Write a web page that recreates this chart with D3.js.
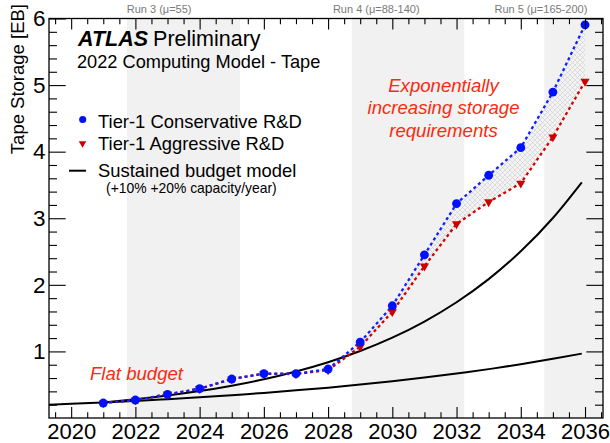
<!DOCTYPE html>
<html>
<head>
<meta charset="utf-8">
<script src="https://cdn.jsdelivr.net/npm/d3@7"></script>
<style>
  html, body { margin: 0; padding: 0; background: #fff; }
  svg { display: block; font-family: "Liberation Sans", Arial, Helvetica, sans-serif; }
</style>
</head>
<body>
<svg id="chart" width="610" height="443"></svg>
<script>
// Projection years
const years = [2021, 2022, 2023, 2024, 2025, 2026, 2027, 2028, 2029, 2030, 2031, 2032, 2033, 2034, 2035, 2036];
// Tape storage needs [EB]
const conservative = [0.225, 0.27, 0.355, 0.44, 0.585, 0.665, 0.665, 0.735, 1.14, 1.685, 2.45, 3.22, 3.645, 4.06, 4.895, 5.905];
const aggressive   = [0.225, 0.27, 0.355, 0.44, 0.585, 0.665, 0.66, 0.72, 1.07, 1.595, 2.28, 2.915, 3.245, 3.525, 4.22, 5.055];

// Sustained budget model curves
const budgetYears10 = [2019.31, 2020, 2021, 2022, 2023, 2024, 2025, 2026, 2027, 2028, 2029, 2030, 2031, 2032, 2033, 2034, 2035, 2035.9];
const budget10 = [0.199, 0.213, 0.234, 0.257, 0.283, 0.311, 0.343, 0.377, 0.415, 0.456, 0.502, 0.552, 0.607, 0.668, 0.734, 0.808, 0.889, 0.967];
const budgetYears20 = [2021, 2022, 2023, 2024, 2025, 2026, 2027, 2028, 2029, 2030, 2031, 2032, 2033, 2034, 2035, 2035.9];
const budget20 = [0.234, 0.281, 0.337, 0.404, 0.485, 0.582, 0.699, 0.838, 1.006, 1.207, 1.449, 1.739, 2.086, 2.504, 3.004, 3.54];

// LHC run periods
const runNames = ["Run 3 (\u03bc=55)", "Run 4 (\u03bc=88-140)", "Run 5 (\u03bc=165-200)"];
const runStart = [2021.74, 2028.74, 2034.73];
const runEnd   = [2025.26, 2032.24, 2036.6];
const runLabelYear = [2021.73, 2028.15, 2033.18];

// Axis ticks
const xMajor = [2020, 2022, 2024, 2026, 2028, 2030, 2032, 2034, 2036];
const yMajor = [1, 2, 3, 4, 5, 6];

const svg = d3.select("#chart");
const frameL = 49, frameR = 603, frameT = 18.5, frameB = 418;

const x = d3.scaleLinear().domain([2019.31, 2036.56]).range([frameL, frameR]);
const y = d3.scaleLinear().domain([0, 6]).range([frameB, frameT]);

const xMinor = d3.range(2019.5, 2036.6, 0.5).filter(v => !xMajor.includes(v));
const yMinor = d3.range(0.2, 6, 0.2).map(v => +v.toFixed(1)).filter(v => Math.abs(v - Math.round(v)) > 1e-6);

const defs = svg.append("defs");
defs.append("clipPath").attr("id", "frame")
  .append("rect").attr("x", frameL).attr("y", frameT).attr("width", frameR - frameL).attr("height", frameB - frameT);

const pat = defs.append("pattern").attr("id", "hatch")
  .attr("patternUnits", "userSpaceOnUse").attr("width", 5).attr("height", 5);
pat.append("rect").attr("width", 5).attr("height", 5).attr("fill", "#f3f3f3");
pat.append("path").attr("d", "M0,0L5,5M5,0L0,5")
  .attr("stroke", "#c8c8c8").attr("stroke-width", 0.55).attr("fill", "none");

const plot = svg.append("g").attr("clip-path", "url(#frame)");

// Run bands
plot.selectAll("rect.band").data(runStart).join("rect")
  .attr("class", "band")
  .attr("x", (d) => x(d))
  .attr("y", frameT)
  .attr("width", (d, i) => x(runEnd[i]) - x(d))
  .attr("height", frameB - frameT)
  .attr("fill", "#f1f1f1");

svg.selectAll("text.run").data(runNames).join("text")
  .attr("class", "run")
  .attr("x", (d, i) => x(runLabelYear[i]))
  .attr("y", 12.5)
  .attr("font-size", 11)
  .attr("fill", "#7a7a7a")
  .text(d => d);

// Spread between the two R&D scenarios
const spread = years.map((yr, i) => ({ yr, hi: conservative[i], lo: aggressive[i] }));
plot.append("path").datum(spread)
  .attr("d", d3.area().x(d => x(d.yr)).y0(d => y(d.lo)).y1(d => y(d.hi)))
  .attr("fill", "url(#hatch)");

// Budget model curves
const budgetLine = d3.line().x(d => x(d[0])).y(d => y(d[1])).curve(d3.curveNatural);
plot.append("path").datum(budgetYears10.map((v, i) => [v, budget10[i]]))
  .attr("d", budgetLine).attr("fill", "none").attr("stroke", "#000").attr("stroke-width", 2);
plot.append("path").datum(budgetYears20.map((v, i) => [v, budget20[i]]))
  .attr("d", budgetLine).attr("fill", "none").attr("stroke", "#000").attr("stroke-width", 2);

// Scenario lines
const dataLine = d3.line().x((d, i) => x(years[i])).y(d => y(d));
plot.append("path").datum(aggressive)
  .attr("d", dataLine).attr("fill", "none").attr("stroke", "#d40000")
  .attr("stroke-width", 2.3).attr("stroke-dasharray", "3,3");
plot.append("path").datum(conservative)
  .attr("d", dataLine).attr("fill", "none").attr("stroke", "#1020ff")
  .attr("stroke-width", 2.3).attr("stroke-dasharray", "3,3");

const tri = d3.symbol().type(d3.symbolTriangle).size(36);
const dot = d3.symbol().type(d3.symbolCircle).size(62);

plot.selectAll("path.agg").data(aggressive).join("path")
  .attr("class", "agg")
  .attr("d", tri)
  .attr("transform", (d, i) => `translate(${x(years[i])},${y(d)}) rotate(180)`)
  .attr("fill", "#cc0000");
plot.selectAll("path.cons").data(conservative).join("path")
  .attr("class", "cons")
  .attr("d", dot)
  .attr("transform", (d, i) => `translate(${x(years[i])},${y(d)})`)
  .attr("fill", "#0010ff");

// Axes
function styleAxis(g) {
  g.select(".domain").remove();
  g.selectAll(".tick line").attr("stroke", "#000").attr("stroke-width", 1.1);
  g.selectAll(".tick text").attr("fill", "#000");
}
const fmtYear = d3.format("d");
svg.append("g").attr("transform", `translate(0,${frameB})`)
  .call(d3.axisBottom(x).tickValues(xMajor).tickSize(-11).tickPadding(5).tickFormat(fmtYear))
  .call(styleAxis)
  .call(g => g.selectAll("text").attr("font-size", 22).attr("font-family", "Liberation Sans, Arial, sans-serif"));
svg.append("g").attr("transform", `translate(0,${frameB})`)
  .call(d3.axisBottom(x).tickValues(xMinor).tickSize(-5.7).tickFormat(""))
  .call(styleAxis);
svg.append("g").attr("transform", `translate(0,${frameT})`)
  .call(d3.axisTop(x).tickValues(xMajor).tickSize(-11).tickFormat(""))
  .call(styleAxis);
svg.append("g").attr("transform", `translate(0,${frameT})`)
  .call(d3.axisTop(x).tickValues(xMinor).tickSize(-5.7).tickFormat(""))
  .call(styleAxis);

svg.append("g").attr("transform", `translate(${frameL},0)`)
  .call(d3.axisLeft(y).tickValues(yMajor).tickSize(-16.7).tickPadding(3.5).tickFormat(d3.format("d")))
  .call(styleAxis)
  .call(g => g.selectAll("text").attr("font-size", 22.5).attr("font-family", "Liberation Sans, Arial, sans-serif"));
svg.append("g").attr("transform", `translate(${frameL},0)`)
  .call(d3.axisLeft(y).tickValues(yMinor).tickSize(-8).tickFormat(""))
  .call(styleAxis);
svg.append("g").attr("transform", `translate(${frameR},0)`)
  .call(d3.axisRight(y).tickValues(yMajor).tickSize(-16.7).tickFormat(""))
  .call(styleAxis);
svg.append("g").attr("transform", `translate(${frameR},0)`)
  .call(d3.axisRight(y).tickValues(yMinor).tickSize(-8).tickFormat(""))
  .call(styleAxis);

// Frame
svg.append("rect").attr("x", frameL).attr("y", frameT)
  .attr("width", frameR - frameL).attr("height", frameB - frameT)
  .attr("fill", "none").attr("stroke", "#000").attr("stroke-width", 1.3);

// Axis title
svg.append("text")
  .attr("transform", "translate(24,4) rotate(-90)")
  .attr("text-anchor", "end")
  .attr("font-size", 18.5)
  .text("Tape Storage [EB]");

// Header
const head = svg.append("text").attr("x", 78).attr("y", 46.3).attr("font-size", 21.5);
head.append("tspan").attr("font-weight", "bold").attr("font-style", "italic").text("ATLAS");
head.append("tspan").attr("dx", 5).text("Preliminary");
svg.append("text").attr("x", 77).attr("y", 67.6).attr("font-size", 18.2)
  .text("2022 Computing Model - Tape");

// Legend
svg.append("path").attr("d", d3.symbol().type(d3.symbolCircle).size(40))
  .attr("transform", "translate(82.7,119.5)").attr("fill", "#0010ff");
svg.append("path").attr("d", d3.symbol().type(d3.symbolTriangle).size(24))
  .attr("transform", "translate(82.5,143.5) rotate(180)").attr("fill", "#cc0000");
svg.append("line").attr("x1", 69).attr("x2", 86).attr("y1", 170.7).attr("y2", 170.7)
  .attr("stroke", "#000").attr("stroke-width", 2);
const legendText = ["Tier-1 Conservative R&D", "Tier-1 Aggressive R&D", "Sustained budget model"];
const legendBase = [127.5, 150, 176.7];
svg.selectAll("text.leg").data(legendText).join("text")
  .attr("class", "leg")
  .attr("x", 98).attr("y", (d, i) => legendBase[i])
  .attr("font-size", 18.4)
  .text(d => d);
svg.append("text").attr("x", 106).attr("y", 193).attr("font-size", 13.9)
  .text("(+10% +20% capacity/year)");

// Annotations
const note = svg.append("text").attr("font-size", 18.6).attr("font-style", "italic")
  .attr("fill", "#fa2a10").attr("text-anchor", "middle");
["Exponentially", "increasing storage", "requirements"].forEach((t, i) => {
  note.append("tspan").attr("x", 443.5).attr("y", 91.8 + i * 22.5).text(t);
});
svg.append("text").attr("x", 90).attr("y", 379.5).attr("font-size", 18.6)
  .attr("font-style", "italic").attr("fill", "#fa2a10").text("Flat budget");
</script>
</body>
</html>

*Task directions*
Exactly restate the lines from the beginning of the data through the line with "const runLabelYear = [2021.73, 2028.15, 2033.18];", and no others, keeping pictures out.

*Result of this task*
Write a web page that recreates this chart with D3.js.
<!DOCTYPE html>
<html>
<head>
<meta charset="utf-8">
<script src="https://cdn.jsdelivr.net/npm/d3@7"></script>
<style>
  html, body { margin: 0; padding: 0; background: #fff; }
  svg { display: block; font-family: "Liberation Sans", Arial, Helvetica, sans-serif; }
</style>
</head>
<body>
<svg id="chart" width="610" height="443"></svg>
<script>
// Projection years
const years = [2021, 2022, 2023, 2024, 2025, 2026, 2027, 2028, 2029, 2030, 2031, 2032, 2033, 2034, 2035, 2036];
// Tape storage needs [EB]
const conservative = [0.225, 0.27, 0.355, 0.44, 0.585, 0.665, 0.665, 0.735, 1.14, 1.685, 2.45, 3.22, 3.645, 4.06, 4.895, 5.905];
const aggressive   = [0.225, 0.27, 0.355, 0.44, 0.585, 0.665, 0.66, 0.72, 1.07, 1.595, 2.28, 2.915, 3.245, 3.525, 4.22, 5.055];

// Sustained budget model curves
const budgetYears10 = [2019.31, 2020, 2021, 2022, 2023, 2024, 2025, 2026, 2027, 2028, 2029, 2030, 2031, 2032, 2033, 2034, 2035, 2035.9];
const budget10 = [0.199, 0.213, 0.234, 0.257, 0.283, 0.311, 0.343, 0.377, 0.415, 0.456, 0.502, 0.552, 0.607, 0.668, 0.734, 0.808, 0.889, 0.967];
const budgetYears20 = [2021, 2022, 2023, 2024, 2025, 2026, 2027, 2028, 2029, 2030, 2031, 2032, 2033, 2034, 2035, 2035.9];
const budget20 = [0.234, 0.281, 0.337, 0.404, 0.485, 0.582, 0.699, 0.838, 1.006, 1.207, 1.449, 1.739, 2.086, 2.504, 3.004, 3.54];

// LHC run periods
const runNames = ["Run 3 (\u03bc=55)", "Run 4 (\u03bc=88-140)", "Run 5 (\u03bc=165-200)"];
const runStart = [2021.74, 2028.74, 2034.73];
const runEnd   = [2025.26, 2032.24, 2036.6];
const runLabelYear = [2021.73, 2028.15, 2033.18];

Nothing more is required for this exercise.